Start at the line that contains "Emit a LaTeX", stop at the line that contains "anchor=west] (tl2) at", and repeat every line in that span, those two included, with no pictures.

··········

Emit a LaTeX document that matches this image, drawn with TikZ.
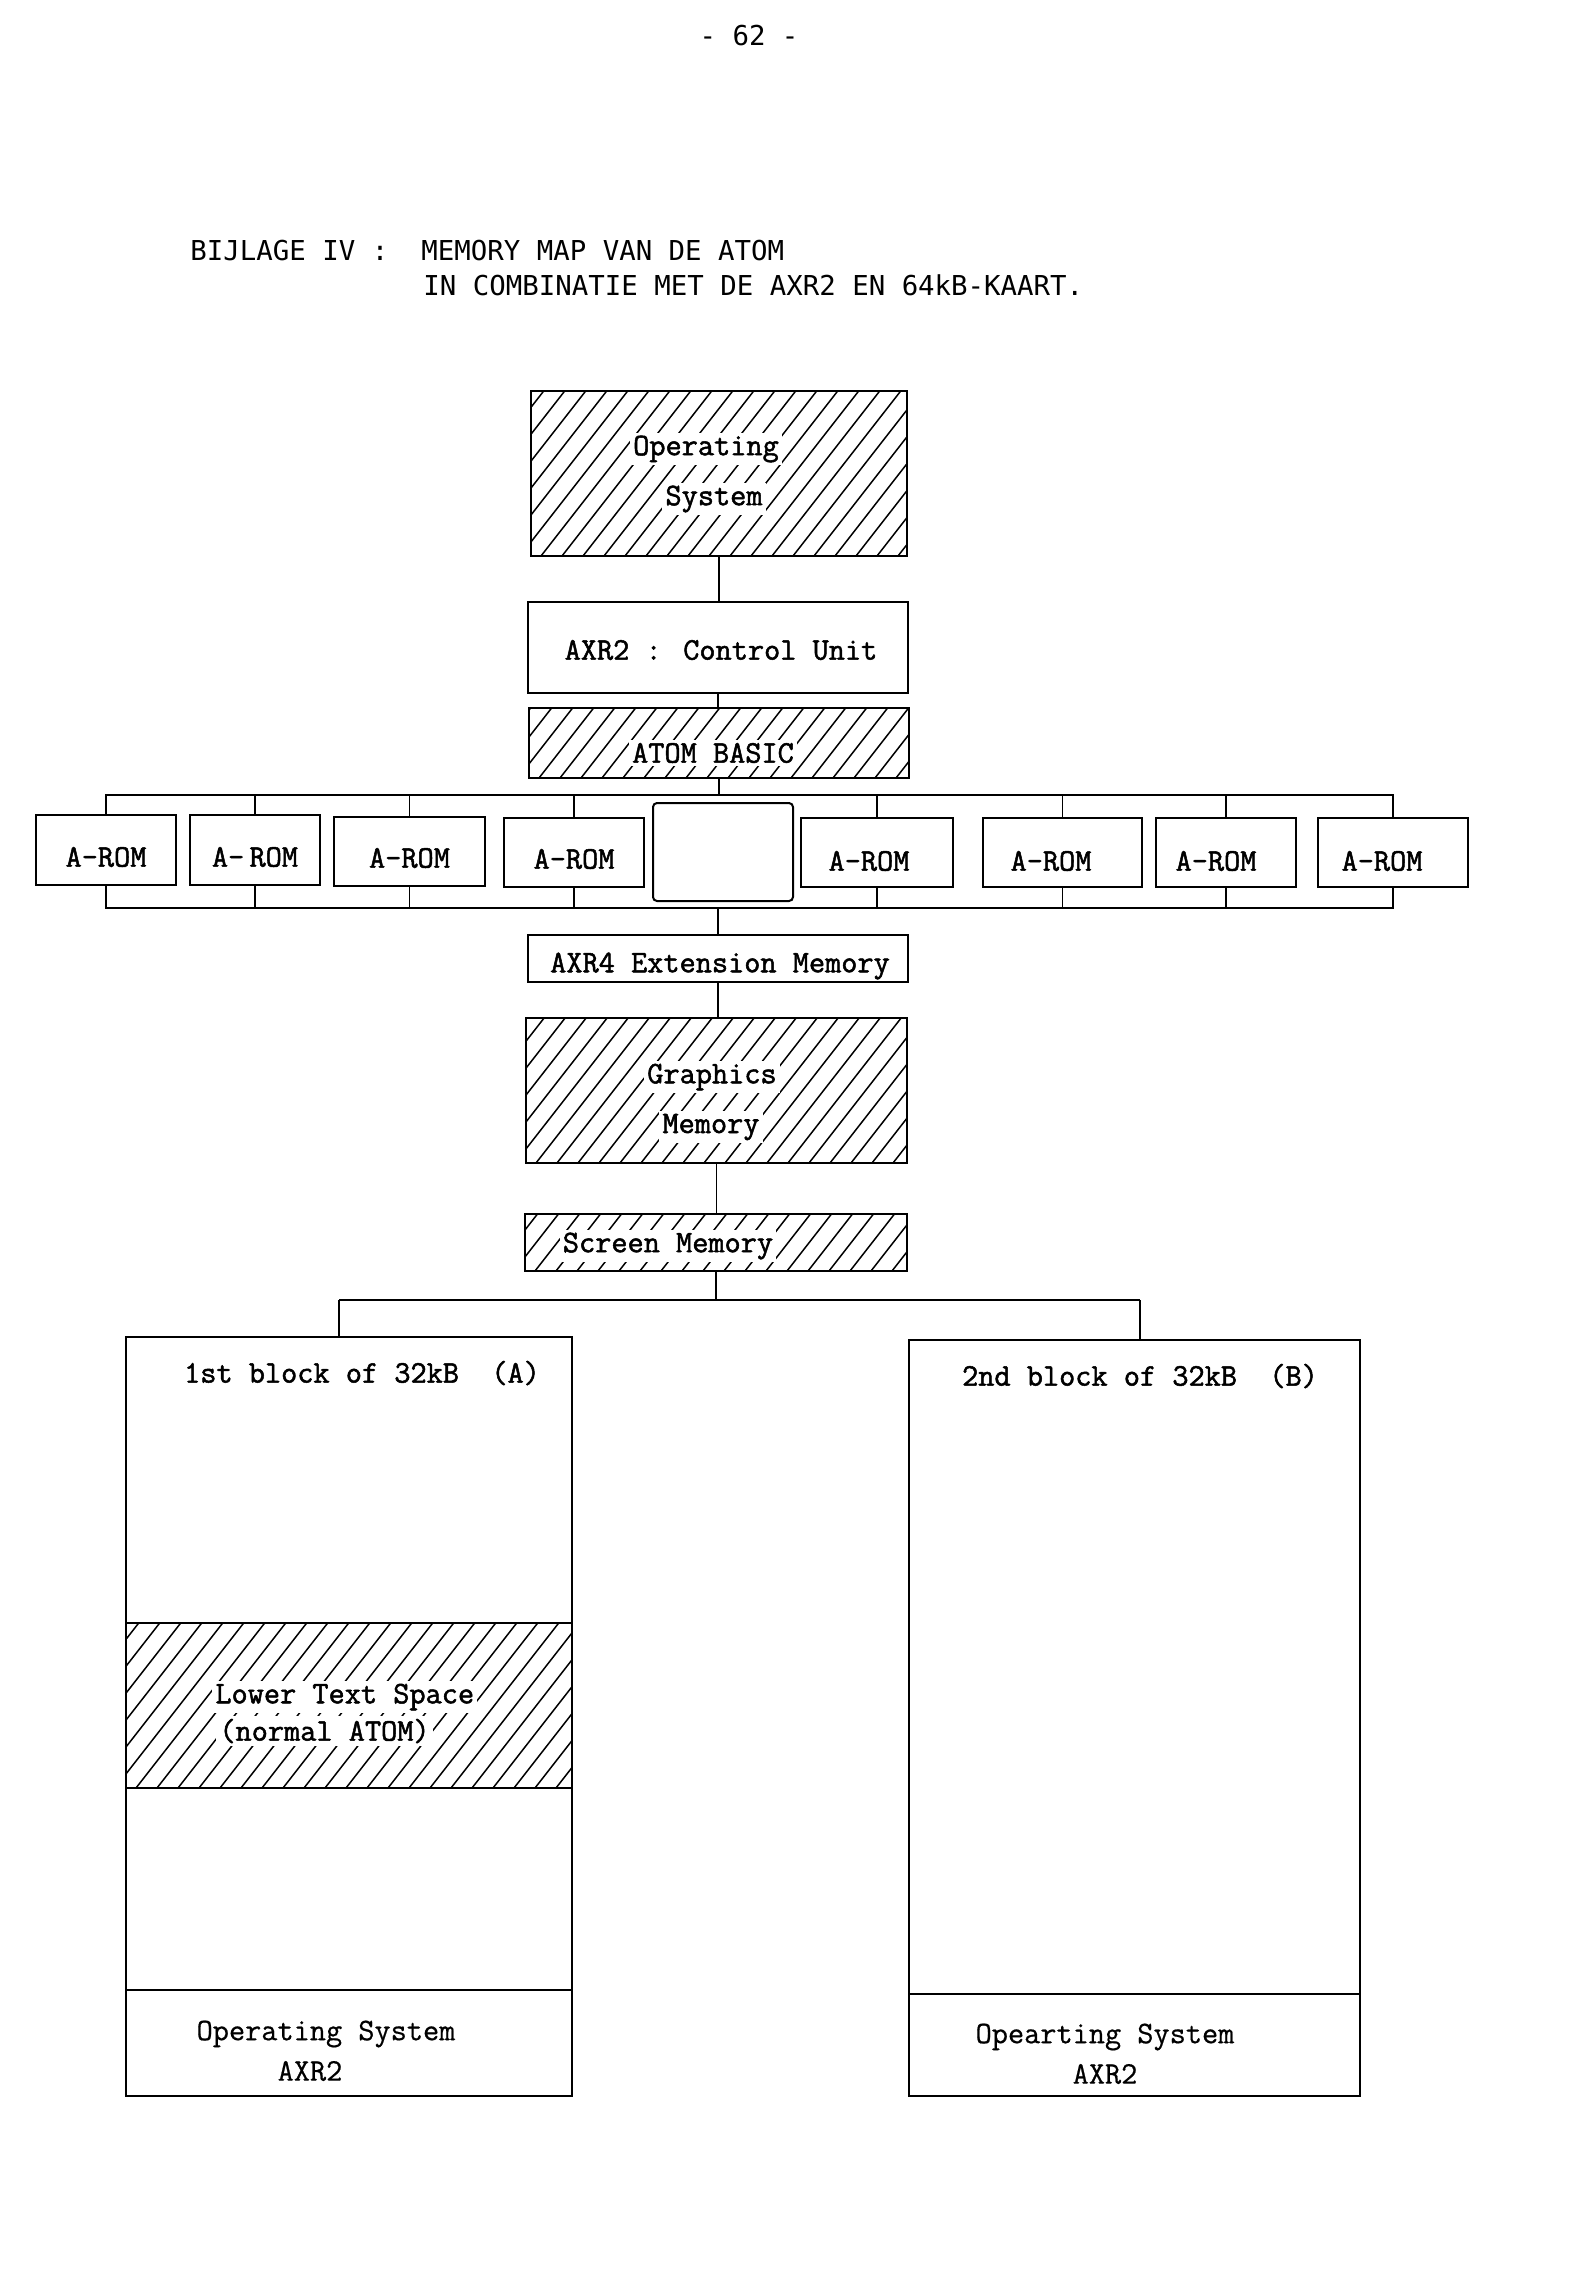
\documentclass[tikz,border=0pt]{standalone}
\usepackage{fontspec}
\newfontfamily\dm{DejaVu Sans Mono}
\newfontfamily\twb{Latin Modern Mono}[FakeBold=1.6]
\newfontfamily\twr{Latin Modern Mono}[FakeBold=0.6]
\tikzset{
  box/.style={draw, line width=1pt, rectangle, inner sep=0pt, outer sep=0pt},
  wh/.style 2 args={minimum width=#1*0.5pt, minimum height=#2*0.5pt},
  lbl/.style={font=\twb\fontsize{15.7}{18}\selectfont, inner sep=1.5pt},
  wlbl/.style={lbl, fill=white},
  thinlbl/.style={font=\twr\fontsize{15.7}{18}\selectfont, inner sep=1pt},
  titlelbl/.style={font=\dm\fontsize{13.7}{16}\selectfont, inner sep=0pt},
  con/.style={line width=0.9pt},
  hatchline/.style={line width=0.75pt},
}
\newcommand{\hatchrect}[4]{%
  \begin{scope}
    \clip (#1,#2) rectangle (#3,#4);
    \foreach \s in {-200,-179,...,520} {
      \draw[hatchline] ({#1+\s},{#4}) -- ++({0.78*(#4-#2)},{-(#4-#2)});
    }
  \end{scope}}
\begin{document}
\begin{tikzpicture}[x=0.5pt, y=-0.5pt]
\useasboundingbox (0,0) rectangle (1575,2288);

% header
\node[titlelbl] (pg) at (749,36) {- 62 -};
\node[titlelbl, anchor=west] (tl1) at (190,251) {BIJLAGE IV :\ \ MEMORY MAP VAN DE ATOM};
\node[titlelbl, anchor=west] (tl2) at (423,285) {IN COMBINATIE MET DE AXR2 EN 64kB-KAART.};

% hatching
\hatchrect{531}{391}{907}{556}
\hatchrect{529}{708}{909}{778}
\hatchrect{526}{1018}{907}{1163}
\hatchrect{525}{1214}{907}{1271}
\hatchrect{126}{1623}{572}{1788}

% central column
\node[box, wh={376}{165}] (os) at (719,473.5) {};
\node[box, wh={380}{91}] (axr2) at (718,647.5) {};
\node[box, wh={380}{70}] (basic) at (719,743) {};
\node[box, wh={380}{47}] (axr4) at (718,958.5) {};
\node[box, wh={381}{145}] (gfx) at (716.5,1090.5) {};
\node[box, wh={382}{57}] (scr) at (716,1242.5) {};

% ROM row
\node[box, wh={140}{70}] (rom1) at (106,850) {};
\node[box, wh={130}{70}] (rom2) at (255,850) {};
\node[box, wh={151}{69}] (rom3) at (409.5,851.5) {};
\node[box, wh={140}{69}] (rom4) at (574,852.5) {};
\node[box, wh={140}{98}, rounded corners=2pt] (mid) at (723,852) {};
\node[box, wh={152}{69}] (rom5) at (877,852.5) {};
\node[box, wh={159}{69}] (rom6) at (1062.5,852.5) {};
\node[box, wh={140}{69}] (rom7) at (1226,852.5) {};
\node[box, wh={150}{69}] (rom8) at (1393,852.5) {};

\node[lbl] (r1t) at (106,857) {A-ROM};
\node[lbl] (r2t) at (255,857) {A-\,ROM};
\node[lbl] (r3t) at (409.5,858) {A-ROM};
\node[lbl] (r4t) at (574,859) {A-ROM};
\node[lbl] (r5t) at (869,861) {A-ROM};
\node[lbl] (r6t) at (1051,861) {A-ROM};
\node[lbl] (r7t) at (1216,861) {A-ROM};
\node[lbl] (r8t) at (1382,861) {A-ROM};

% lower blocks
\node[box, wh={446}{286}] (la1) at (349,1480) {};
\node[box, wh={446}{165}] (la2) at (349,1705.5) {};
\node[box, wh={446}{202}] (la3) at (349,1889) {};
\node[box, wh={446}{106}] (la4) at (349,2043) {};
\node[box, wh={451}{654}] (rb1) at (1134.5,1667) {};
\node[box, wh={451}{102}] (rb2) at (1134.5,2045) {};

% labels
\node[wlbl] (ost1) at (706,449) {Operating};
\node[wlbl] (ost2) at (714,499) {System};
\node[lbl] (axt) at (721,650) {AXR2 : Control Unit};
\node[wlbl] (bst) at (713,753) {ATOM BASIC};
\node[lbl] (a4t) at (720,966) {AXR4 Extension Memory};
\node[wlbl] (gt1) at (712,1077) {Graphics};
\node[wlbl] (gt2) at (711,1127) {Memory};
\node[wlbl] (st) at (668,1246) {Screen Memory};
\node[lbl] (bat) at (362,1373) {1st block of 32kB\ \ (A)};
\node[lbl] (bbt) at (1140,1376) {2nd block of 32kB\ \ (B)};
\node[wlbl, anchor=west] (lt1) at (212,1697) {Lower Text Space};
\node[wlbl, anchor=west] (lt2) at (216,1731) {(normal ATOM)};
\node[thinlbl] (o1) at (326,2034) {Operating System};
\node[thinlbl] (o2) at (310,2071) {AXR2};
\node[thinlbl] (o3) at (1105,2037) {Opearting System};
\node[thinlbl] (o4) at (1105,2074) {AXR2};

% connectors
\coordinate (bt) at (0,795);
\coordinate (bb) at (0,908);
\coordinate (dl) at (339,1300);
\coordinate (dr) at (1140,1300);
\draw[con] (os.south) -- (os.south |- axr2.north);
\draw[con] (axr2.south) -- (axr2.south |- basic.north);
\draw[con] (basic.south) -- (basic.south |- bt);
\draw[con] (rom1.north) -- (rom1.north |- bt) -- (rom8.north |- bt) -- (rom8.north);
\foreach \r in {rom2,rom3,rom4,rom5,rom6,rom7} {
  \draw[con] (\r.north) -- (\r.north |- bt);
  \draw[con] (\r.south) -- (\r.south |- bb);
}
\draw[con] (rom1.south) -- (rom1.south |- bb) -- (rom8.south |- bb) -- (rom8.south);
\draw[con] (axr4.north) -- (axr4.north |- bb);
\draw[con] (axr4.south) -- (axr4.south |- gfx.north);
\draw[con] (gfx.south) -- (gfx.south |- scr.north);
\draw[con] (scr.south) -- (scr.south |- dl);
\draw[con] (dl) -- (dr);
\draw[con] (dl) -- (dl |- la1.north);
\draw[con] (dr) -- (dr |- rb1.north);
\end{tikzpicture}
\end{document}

··········

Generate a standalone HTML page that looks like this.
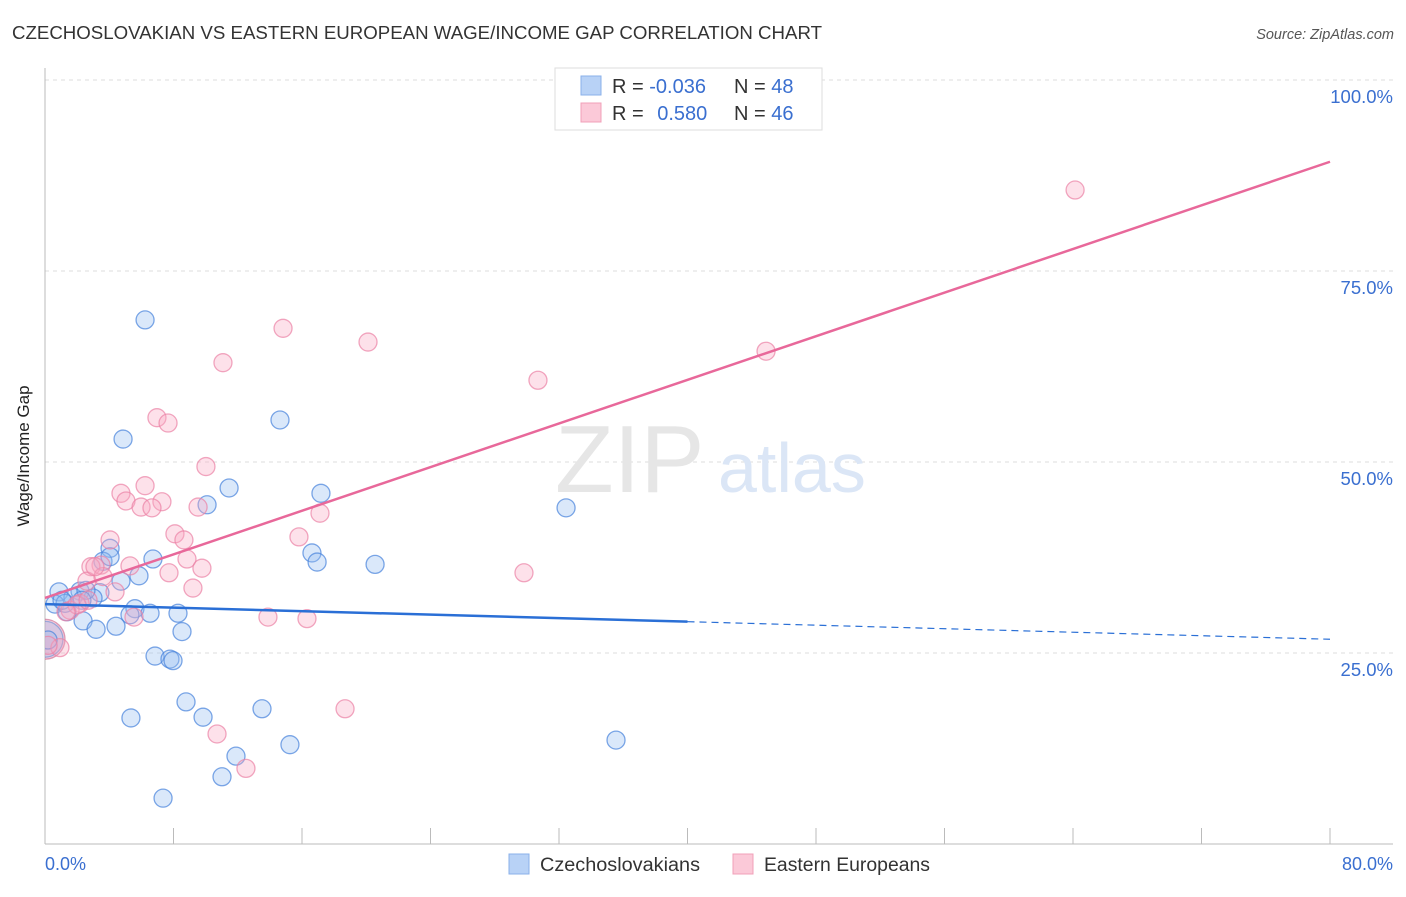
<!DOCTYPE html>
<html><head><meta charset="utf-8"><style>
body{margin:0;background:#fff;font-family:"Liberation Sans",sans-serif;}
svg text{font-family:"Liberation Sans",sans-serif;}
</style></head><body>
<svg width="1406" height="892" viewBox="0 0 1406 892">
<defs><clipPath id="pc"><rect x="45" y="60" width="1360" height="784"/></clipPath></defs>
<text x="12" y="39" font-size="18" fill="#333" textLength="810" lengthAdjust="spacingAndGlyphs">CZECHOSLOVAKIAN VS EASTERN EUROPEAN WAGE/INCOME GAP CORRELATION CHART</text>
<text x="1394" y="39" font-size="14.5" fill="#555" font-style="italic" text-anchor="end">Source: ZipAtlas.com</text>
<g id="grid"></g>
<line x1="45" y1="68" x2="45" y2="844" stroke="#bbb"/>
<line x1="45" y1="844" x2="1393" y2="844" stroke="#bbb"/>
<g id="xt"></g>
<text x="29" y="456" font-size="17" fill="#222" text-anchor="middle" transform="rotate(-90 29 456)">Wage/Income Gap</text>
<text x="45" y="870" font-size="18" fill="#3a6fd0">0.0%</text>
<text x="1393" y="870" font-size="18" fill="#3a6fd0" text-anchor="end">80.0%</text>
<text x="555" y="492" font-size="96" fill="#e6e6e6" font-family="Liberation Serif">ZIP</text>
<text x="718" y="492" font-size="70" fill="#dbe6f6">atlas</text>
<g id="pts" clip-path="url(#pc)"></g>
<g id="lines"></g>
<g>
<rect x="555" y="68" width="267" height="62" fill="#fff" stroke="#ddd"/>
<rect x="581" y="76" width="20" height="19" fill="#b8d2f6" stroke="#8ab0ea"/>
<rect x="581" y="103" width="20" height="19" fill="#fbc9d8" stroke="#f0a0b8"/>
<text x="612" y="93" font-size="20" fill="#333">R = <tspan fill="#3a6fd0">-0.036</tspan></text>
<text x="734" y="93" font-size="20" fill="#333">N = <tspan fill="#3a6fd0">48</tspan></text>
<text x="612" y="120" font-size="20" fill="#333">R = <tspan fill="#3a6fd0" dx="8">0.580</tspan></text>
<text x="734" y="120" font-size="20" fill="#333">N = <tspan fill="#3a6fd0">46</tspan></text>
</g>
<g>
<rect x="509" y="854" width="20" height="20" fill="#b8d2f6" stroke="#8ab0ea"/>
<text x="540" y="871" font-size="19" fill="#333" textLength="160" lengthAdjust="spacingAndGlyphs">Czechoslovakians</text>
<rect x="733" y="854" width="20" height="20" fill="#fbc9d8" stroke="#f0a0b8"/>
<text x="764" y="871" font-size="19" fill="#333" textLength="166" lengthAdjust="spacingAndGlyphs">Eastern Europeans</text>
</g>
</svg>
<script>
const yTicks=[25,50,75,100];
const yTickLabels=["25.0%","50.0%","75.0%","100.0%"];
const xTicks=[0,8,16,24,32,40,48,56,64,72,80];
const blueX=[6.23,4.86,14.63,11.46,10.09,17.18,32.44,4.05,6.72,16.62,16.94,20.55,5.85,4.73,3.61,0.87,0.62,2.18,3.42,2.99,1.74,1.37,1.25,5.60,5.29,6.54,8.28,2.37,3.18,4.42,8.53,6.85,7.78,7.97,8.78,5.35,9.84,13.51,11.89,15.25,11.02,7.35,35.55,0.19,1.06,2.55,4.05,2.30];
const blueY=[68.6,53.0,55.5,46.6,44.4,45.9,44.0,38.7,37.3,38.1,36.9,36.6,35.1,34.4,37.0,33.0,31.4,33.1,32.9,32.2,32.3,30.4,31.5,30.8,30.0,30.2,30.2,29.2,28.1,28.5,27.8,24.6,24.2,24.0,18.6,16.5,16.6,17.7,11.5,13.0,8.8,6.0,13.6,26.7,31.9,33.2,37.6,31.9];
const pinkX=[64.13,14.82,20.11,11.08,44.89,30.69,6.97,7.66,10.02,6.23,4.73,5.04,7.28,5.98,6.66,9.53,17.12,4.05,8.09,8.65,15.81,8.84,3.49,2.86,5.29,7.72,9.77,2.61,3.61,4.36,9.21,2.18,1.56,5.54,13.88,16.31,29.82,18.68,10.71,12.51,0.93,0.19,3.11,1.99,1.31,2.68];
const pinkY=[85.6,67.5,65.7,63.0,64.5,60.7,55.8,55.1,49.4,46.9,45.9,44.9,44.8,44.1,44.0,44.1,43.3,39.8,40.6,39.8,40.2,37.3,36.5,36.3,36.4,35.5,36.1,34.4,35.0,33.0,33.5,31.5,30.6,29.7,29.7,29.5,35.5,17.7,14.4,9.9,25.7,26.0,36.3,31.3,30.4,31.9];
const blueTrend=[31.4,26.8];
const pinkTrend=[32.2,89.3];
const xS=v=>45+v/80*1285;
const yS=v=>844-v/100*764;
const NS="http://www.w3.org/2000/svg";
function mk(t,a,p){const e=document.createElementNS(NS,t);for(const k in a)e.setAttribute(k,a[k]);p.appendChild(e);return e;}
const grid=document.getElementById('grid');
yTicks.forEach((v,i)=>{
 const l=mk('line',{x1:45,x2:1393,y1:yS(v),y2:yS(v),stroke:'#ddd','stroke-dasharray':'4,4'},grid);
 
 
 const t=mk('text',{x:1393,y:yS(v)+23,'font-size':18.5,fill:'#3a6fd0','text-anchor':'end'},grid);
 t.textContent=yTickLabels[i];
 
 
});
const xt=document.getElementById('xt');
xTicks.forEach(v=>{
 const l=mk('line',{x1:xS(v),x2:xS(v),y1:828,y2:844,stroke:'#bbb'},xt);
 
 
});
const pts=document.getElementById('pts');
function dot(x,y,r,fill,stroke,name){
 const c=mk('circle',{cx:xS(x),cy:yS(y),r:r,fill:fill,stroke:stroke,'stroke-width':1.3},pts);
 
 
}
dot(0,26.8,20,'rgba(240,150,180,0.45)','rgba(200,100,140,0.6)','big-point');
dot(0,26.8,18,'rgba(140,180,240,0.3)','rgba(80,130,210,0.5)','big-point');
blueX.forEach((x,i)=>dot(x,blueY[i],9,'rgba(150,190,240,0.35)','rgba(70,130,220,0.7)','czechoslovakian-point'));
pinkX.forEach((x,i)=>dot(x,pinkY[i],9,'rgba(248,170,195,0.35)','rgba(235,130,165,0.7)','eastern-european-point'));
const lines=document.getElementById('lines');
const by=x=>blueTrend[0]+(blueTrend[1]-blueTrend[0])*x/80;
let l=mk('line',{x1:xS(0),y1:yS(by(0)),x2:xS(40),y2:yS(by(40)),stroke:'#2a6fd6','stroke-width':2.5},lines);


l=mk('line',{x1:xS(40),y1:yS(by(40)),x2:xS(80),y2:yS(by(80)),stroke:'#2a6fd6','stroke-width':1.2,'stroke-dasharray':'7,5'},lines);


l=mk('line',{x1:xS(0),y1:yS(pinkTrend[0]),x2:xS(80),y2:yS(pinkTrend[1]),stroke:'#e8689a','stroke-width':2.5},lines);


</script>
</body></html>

··········

--- Answer to the problem ---
Emit a LaTeX document that matches this image, drawn with TikZ.
\documentclass[tikz,border=0pt]{standalone}
\usepackage{fontspec}
\newfontfamily\dm{DejaVu Sans Mono}
\newfontfamily\twb{Latin Modern Mono}[FakeBold=1.6]
\newfontfamily\twr{Latin Modern Mono}[FakeBold=0.6]
\tikzset{
  box/.style={draw, line width=1pt, rectangle, inner sep=0pt, outer sep=0pt},
  wh/.style 2 args={minimum width=#1*0.5pt, minimum height=#2*0.5pt},
  lbl/.style={font=\twb\fontsize{15.7}{18}\selectfont, inner sep=1.5pt},
  wlbl/.style={lbl, fill=white},
  thinlbl/.style={font=\twr\fontsize{15.7}{18}\selectfont, inner sep=1pt},
  titlelbl/.style={font=\dm\fontsize{13.7}{16}\selectfont, inner sep=0pt},
  con/.style={line width=0.9pt},
  hatchline/.style={line width=0.75pt},
}
\newcommand{\hatchrect}[4]{%
  \begin{scope}
    \clip (#1,#2) rectangle (#3,#4);
    \foreach \s in {-200,-179,...,520} {
      \draw[hatchline] ({#1+\s},{#4}) -- ++({0.78*(#4-#2)},{-(#4-#2)});
    }
  \end{scope}}
\begin{document}
\begin{tikzpicture}[x=0.5pt, y=-0.5pt]
\useasboundingbox (0,0) rectangle (1575,2288);

% header
\node[titlelbl] (pg) at (749,36) {- 62 -};
\node[titlelbl, anchor=west] (tl1) at (190,251) {BIJLAGE IV :\ \ MEMORY MAP VAN DE ATOM};
\node[titlelbl, anchor=west] (tl2) at (423,285) {IN COMBINATIE MET DE AXR2 EN 64kB-KAART.};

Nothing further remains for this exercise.